The narrator’s focus returns to Carlos Wieder who continues to write violent and patriotic slogans and poetry in the sky but lives a life of secrecy. His work finds its way into both Chilean and international magazines, and his legend grows. According to the narrator, he lives in Valparaíso, finds refuge in a small farm in the south, and pens a strategic game under the pseudonym El Piloto. Even though Wieder is removed from the public view, the narrator becomes obsessed about learning the true nature of Wieder/Alberto.

Many years pass. In 1992, Wieder’s name appears on a judicial survey of torture and disappearances. In 1993, it is revealed that Wieder belonged to an independent operative group responsible for the killings of several students at the University of Concepción.

Twenty years after the coup d'état, detective Abel Romero finds the narrator in Barcelona and proposes to find Wieder, convinced that the man wrote several articles in neo-fascist publications. The narrator has been struggling to find work, so he agrees to lend his assistance. They pick up Wieder’s trail through a pornography company for which he had done photography. After a search, they find Wieder’s apartment in the province of Lloret. Confirming that the man they see is Wieder, the narrator collects a reward.

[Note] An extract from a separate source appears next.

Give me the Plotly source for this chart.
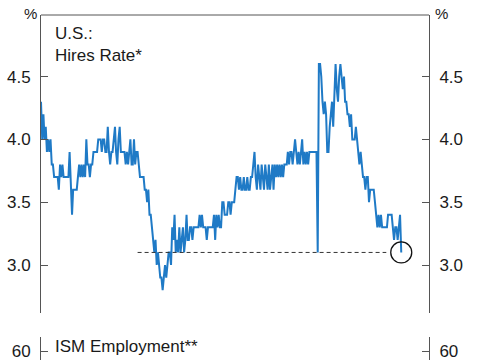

Bolaño’s Nazi Literature in the Americas is a fictional encyclopedia of imaginary fascist Pan-American authors. Distant Star is an expansion of the book’s longest and most personal chapter entitled “The Infamous Ramirez Hoffman,” but Bolaño changed some of the names, including Wieder’s for this novella.

Through these fictional writers, Bolaño explores the political and cultural environment of Chile during and after the Chilean coup d'état. His characters in Distant Star are mostly poets who are repressed, killed, or go into exile during the fascist regime of Augusto Pinochet. Bolaño was arrested during the revolution, which led to him having mixed feelings about his home country. In many ways, the narrator’s life throughout Distant Star mirrors that of Bolaño’s—exiled, searching for truth from political upheaval and the violent fates of those in the Chilean writing community.